Online resources – make a commitment to regularly search out writing tips and advice online. Learn from your peers. Learn from the pros. While you’ll often come across people who want to sell you something, a ton of information is available at no cost. And it can transform your writing and take it to the next level.
- Writers Helping Writers – Home of the Bookshelf Muse. This website offers a variety of helpful information (much of it free) for writers, including writing book recommendations and (my favorite) the Thesaurus Collections. The Thesaurus Collection contains “hundreds of descriptive entries to help you add texture and authenticity to your writing.” These descriptions include colors, textures, shapes, character traits, setting details, symbolism, and motifs.
- The Snowflake Method – you can do an online search to see if this method is for you. Advanced Fiction Writing describes the method, giving you enough fun information to make use of it. Without buying the book or program, I’ve found it helpful in learning the specifics of designing a scene and overall story design.
- Novel Writing Help and other blogs also offer an abundance of great information from finding ideas to creating compelling characters and developing plot. And everything in between.
Critique groups and partners – if you are new to writing, this might be a scary step. But you’ve got to do it! We love to hear how awesome our writing is, but we need to hear how to improve. Show other authors your work and get their advice. Your local library might have a writers group. But you can join online groups too. Each group will offer something different.
For many years I was a member of the online critique group called Critique Circle. It is free to join. Here you can exchange chapters with other writers and give and receive advice. This was where, many years ago, I first shared chapters of my stories. My writing was wordy and clunky. My readers couldn’t tell how my characters were feeling. And my critique partners weren’t afraid to tell me so. When I received critiques on the first chapter I submitted, I admit I decided I wasn’t cut out for writing. And I gave up. Of course that is not the end of the story. I got back up, smoothed out the balled up pages of my manuscript, taped the critiques back together, and learned how to improve my writing.
I currently belong to a critique group in the Catholic Writers Guild. No matter how great you become at writing, I recommend always being part of a critique group.
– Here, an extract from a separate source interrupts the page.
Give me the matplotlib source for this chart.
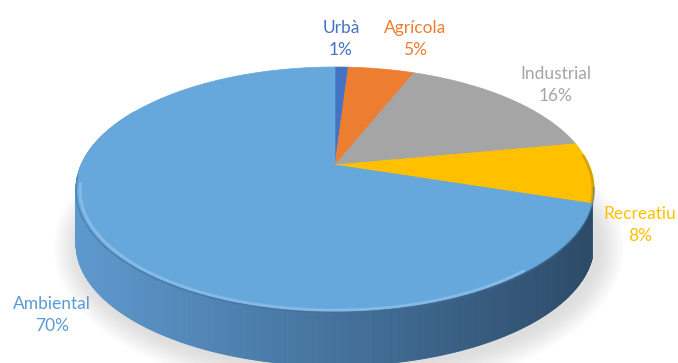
import numpy as np
import matplotlib.pyplot as plt
from matplotlib.patches import Polygon, Ellipse
from matplotlib.colors import to_rgb

labels = ['Urbà', 'Agrícola', 'Industrial', 'Recreatiu', 'Ambiental']
shares = [1, 5, 16, 8, 70]
top_colors = ['#4472C4', '#ED7D31', '#A5A5A5', '#FFC000', '#66A7DC']
text_colors = ['#4472C4', '#ED7D31', '#A5A5A5', '#FFC000', '#5B9BD5']
label_pos = [(341, 39), (415, 39), (556, 85), (640, 225), (52, 315)]

W, H = 678, 363
cx, cy = 335., 189.      # centre of the top ellipse (px)
a, b = 259., 122.        # semi axes of the top ellipse
beta = -0.197            # perspective tilt
depth = 55.              # thickness of the disc


def rim(phi, r=1.0):
    # point of the disc at angle phi (clockwise from 12 o'clock) seen in perspective
    u = r * np.sin(phi)
    v = -r * np.cos(phi)
    d = 1 + beta * v
    x = cx + a * u * np.sqrt(1 - beta ** 2) / d
    y = cy + b * (v + beta) / d
    return x, y


fig = plt.figure(figsize=(W / 100, H / 100), dpi=100)
ax = fig.add_axes([0, 0, 1, 1])
ax.set_xlim(0, W)
ax.set_ylim(H, 0)
ax.axis('off')

# soft shadow under the disc
for k in range(12):
    grow = 2 + 2.2 * k
    ax.add_patch(Ellipse((cx + 4, cy + depth + 4), 2 * (a + grow), 2 * (b + grow),
                         color='#808080', alpha=0.018, lw=0, zorder=0))

bounds = np.cumsum([0] + shares) / sum(shares) * 2 * np.pi

# side wall, drawn in thin vertical strips so it can be shaded left to right
side_left = np.array(to_rgb('#5E99CE'))
side_mid = np.array(to_rgb('#44729C'))
side_right = np.array(to_rgb('#2C4A67'))


def side_colour(x):
    t = (x - (cx - a)) / (2 * a)
    if t < 0.5:
        return side_left + (side_mid - side_left) * (t / 0.5)
    return side_mid + (side_right - side_mid) * ((t - 0.5) / 0.5)


i_amb = labels.index('Ambiental')
lo = max(bounds[i_amb], np.radians(95))
hi = min(bounds[i_amb + 1], np.radians(300))
n = int(np.degrees(hi - lo) * 2)
ph = np.linspace(lo, hi, n)
xs, ys = rim(ph)
for j in range(n - 1):
    quad = [(xs[j], ys[j]), (xs[j + 1], ys[j + 1]),
            (xs[j + 1], ys[j + 1] + depth), (xs[j], ys[j] + depth)]
    c = side_colour(0.5 * (xs[j] + xs[j + 1]))
    ax.add_patch(Polygon(quad, closed=True, fc=c, ec=c, lw=0.6, zorder=1))

# top face
vx, vy = rim(0.0, r=0.0)
for i in range(len(shares)):
    ph = np.linspace(bounds[i], bounds[i + 1], max(int(np.degrees(bounds[i + 1] - bounds[i]) * 2), 3))
    xs, ys = rim(ph)
    pts = [(vx, vy)] + list(zip(xs, ys))
    ax.add_patch(Polygon(pts, closed=True, fc=top_colors[i], ec=top_colors[i],
                         lw=0.5, zorder=2))

# darker rim on the right of the yellow slice
i_rec = labels.index('Recreatiu')
ph = np.linspace(max(bounds[i_rec], np.radians(85)), bounds[i_rec + 1], 40)
xs, ys = rim(ph)
ax.plot(xs - 1.0, ys, color='#D9A400', lw=2.0, zorder=3, solid_capstyle='butt')

# rounded bevel: a pale highlight and a darker rim line along the front edge
ph = np.linspace(np.radians(140), np.radians(262), 200)
xs, ys = rim(ph, r=0.985)
ax.plot(xs, ys + 2, color='#9FCBF0', lw=2.2, alpha=0.55, zorder=3, solid_capstyle='round')
ph = np.linspace(np.radians(100), np.radians(265), 300)
xs, ys = rim(ph)
ax.plot(xs, ys + 1.5, color='#3F6F9C', lw=1.2, alpha=0.5, zorder=3)

# data labels
for name, pct, col, (lx, ly) in zip(labels, shares, text_colors, label_pos):
    ax.text(lx, ly, f'{name}\n{pct}%', color=col, ha='center', va='center',
            fontsize=12.5, family='Lato', linespacing=1.45, zorder=4)

fig.savefig('out.png', dpi=100)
Critique partners can help ensure a scene or character is coming across the way you intend. My critique partners are awesome and indispensable! And it’s helpful to have critique partners that write in your genre too.
Writers Digest has an article about finding the right critique group for you. Check it out.
Beta readers – these indispensable people can make your story stronger, catch plot holes and other inconsistencies, and so much more. How do you find them? You can find them on Facebook or the other social media platforms you frequent. I recommend choosing from avid readers and/or writers. They will be able to give you the best feedback.
More suggestions: Don’t send a first draft to the beta readers. Give them your very best. And go ahead and ask them for specific feedback. You can even create a checklist of questions that you’d like them to answer or things you’d like them to look for. Be sure to thank them when they’re done and try to return the favor!
Everything that I suggested in this blog can be accomplished for free. You don’t need to spend money to grow in your craft. But you do need to be committed to it, determined to be the very best and to continually grow.
I would love to hear about your favorite writing books and online resources! Please share in the comments.